Coverdale's Bible was probably printed by Froschover in Zurich, Switzerland and was published at the end of 1535, with a dedication to Henry VIII. By this time, the conditions were more favorable to a Protestant Bible than they had been in 1525. Henry had finally broken with the Pope and had committed himself to the principle of an English Bible. Coverdale's work was accordingly tolerated by authority, and when the second edition of it appeared in 1537 (printed by an English printer, Nycolson of Southwark), it bore on its title-page the words, "Set forth with the King's most gracious license." In licensing Coverdale's translation, King Henry probably did not know how far he was sanctioning the work of Tyndale, which he had previously condemned.

In the New Testament, in particular, Tyndale's version is the basis of Coverdale's, and to a somewhat less extent this is also the case in the Pentateuch and Jonah; but Coverdale revised the work of his predecessor with the help of the Zurich German Bible of Zwingli and others (1524-1529), a Latin version by Pagninus, the Vulgate, and Luther.
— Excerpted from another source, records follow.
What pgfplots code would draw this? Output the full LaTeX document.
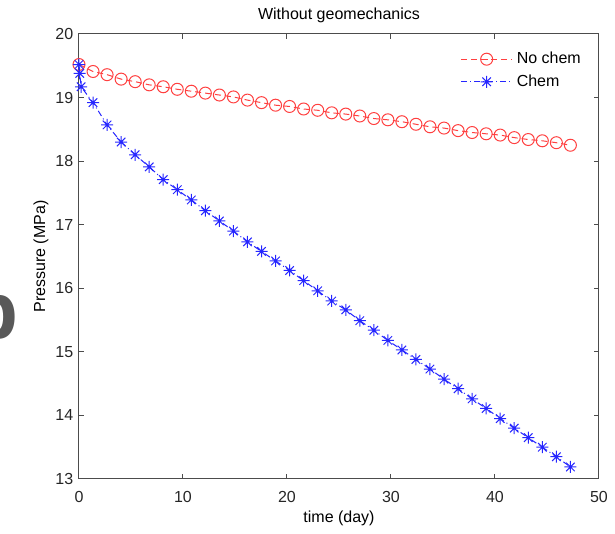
\documentclass[border=0pt]{standalone}
\usepackage{fontspec}
\setmainfont{Liberation Sans}
\usepackage{pgfplots}
\pgfplotsset{compat=1.18}
\pgfdeclareplotmark{mstar}{%
  \pgfpathmoveto{\pgfqpoint{-\pgfplotmarksize}{0pt}}\pgfpathlineto{\pgfqpoint{\pgfplotmarksize}{0pt}}%
  \pgfpathmoveto{\pgfqpoint{0pt}{-\pgfplotmarksize}}\pgfpathlineto{\pgfqpoint{0pt}{\pgfplotmarksize}}%
  \pgfpathmoveto{\pgfqpoint{-0.707\pgfplotmarksize}{-0.707\pgfplotmarksize}}\pgfpathlineto{\pgfqpoint{0.707\pgfplotmarksize}{0.707\pgfplotmarksize}}%
  \pgfpathmoveto{\pgfqpoint{-0.707\pgfplotmarksize}{0.707\pgfplotmarksize}}\pgfpathlineto{\pgfqpoint{0.707\pgfplotmarksize}{-0.707\pgfplotmarksize}}%
  \pgfusepathqstroke}
\begin{document}
\fontsize{8}{9.6}\selectfont
\begin{tikzpicture}
\path[use as bounding box] (0,0) rectangle (307.5pt,267pt);
\node[anchor=base west, text=black!65, font=\fontsize{40}{40}\selectfont\bfseries, inner sep=0] at (-15.5pt, 97.5pt) {b};
\begin{axis}[
  at={(39.5pt,27.5pt)}, anchor=south west,
  scale only axis, width=260pt, height=222.5pt,
  xmin=0, xmax=50, ymin=13, ymax=20,
  xtick={0,10,...,50}, ytick={13,...,20},
  tick align=inside, major tick length=2.5pt,
  axis line style={black!70, line width=0.5pt},
  tick style={black!70, line width=0.5pt},
  every tick label/.append style={font=\fontsize{8}{9.6}\selectfont, text=black!85},
  xticklabel style={yshift=-3.5pt},
  /pgf/number format/assume math mode=true,
  title={Without geomechanics},
  title style={font=\fontsize{8}{9.6}\selectfont, yshift=-3.5pt},
  xlabel={time (day)}, ylabel={Pressure (MPa)},
  label style={font=\fontsize{8}{9.6}\selectfont},
  xlabel style={yshift=1.5pt},
  ylabel style={yshift=-2pt},
  legend style={draw=none, fill=none, at={(0.985,0.978)}, anchor=north east,
    font=\fontsize{8}{9.6}\selectfont, row sep=0.3pt},
  legend cell align=left,
  legend image code/.code={\draw[mark repeat=2,mark phase=2,#1] plot coordinates {(0cm,0cm) (0.45cm,0cm) (0.9cm,0cm)};},
]
\addplot[color=red!75, line width=0.5pt, dash pattern=on 3pt off 2pt, mark=o, mark size=3pt, mark options={solid}] coordinates {
(0,19.52) (1.35,19.41) (2.70,19.36) (4.05,19.29) (5.40,19.25) (6.75,19.20) (8.10,19.17) (9.45,19.13) (10.80,19.10) (12.15,19.07) (13.50,19.04) (14.85,19.01) (16.20,18.96) (17.55,18.92) (18.90,18.88) (20.25,18.86) (21.60,18.82) (22.95,18.80) (24.30,18.76) (25.65,18.74) (27.00,18.71) (28.35,18.67) (29.70,18.65) (31.05,18.62) (32.40,18.58) (33.75,18.54) (35.10,18.52) (36.45,18.48) (37.80,18.45) (39.15,18.43) (40.50,18.41) (41.85,18.37) (43.20,18.34) (44.55,18.32) (45.90,18.29) (47.25,18.25)
};
\addlegendentry{No chem}
\addplot[color=blue!85, line width=0.5pt, dash pattern=on 3pt off 1.5pt on 0.5pt off 1.5pt, mark=mstar, mark size=3pt, mark options={solid}] coordinates {
(0,19.52) (0.07,19.38) (0.2,19.17) (1.35,18.92) (2.70,18.57) (4.05,18.30) (5.40,18.10) (6.75,17.91) (8.10,17.71) (9.45,17.55) (10.80,17.39) (12.15,17.22) (13.50,17.06) (14.85,16.90) (16.20,16.73) (17.55,16.58) (18.90,16.43) (20.25,16.28) (21.60,16.12) (22.95,15.96) (24.30,15.80) (25.65,15.66) (27.00,15.49) (28.35,15.34) (29.70,15.18) (31.05,15.03) (32.40,14.88) (33.75,14.73) (35.10,14.57) (36.45,14.42) (37.80,14.26) (39.15,14.11) (40.50,13.95) (41.85,13.80) (43.20,13.65) (44.55,13.50) (45.90,13.35) (47.25,13.19)
};
\addlegendentry{Chem}
\end{axis}
\end{tikzpicture}
\end{document}
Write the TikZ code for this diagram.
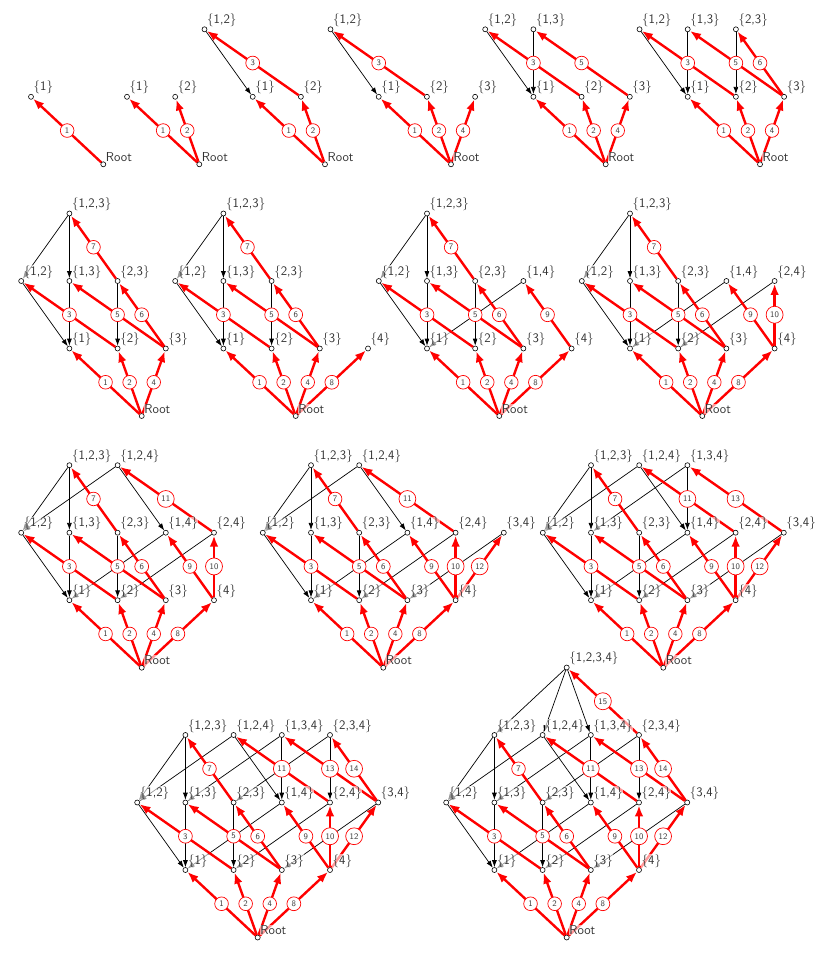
\documentclass[tikz,border=0pt]{standalone}
\usetikzlibrary{arrows.meta}
\tikzset{
 vtx/.style={circle,draw=black,fill=white,line width=0.6pt,inner sep=0pt,minimum size=5pt},
 vlabel/.style={anchor=south west,inner sep=0.5pt,fill=white,fill opacity=0.6,text opacity=1,text=black!80,font=\fontsize{13}{15}\selectfont\sffamily},
 treeedge/.style={draw=red,line width=2.4pt,-{Latex[length=11pt,width=8.5pt]}},
 crossedge/.style={draw=black,line width=0.7pt,-{Latex[length=7pt,width=5pt]}},
 num/.style={circle,draw=red,fill=white,line width=0.7pt,inner sep=2.3pt,text=black!75,font=\fontsize{8.5}{9}\selectfont\sffamily},
}
\newcommand\setlabel[1]{\ifcase#1 Root\or\{1\}\or\{2\}\or\{1,2\}\or\{3\}\or\{1,3\}\or\{2,3\}\or\{1,2,3\}\or\{4\}\or\{1,4\}\or\{2,4\}\or\{1,2,4\}\or\{3,4\}\or\{1,3,4\}\or\{2,3,4\}\or\{1,2,3,4\}\fi}
\newcommand\lattpanel[4]{%
 \foreach \j in {0,...,#2}{%
  \pgfmathsetmacro\lv{{0,1,1,2,1,2,2,3,1,2,2,3,2,3,3,4}[\j]}%
  \pgfmathsetmacro\xo{{0,-1.5,-0.5,-2.5,0.5,-1.5,-0.5,-1.5,1.5,0.5,1.5,-0.5,2.5,0.5,1.5,0}[\j]}%
  \node[vtx] (p#1n\j) at ({#3+48.2*\xo},{#4-67.5*\lv}) {};
 }
 \foreach \a/\b in {3/1,5/1,6/2,7/3,7/5,9/1,10/2,11/3,11/9,12/4,13/5,13/9,14/6,14/10,15/7,15/11,15/13}{%
  \ifnum\a>#2\relax\else\draw[crossedge] (p#1n\a) -- (p#1n\b);\fi
 }
 \foreach \c/\p in {1/0,2/0,3/2,4/0,5/4,6/4,7/6,8/0,9/8,10/8,11/10,12/8,13/12,14/12,15/14}{%
  \ifnum\c>#2\relax\else\draw[treeedge] (p#1n\p) -- (p#1n\c);\fi
 }
 \foreach \c/\p in {1/0,2/0,3/2,4/0,5/4,6/4,7/6,8/0,9/8,10/8,11/10,12/8,13/12,14/12,15/14}{%
  \ifnum\c>#2\relax\else\path (p#1n\p) -- node[num] (p#1e\c) {\c} (p#1n\c);\fi
 }
 \foreach \j in {0,...,#2}{%
  \node[vlabel] (p#1l\j) at (p#1n\j.north east) {\setlabel{\j}};
 }
}
\begin{document}
\begin{tikzpicture}[x=1pt,y=-1pt]
\useasboundingbox (0,0) rectangle (830,955);
\lattpanel{1}{1}{103.3}{164.3}
\lattpanel{2}{2}{199.3}{164.3}
\lattpanel{3}{3}{325}{164.3}
\lattpanel{4}{4}{451}{164.3}
\lattpanel{5}{5}{605.7}{164.3}
\lattpanel{6}{6}{760}{164.3}
\lattpanel{7}{7}{141.7}{416}
\lattpanel{8}{8}{295.7}{416}
\lattpanel{9}{9}{499.3}{416}
\lattpanel{10}{10}{702.3}{416}
\lattpanel{11}{11}{141.7}{667.7}
\lattpanel{12}{12}{383.3}{667.7}
\lattpanel{13}{13}{663.3}{667.7}
\lattpanel{14}{14}{257.7}{937.5}
\lattpanel{15}{15}{566.7}{937.5}
\end{tikzpicture}
\end{document}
In his preface, he explicitly disclaims originality as a translator, and there is no sign that he made any noticeable use of the Greek and Hebrew; but he used the available Latin, German, and English versions with judgment. In the parts of the Old Testament which Tyndale had not published he appears to have translated mainly from the Zurich Bible. [Coverdale's Bible of 1535 was reprinted by Bagster, 1838.]

In one respect Coverdale's Bible was groundbreaking, namely, in the arrangement of the books of the. It is to Tyndale's example, no doubt, that the action of Coverdale is due. His Bible is divided into six parts -- (1) Pentateuch; (2) Joshua -- Esther; (3) Job -- "Solomon's Balettes" (i.e. Canticles); (4) Prophets; (5) "Apocrypha, the books and treatises which among the fathers of old are not reckoned to be of like authority with the other books of the Bible, neither are they found in the canon of the Hebrew"; (6) the New Testament. This represents the view generally taken by the Reformers, both in Germany and in England, and so far as concerns the English Bible, Coverdale's example was decisive.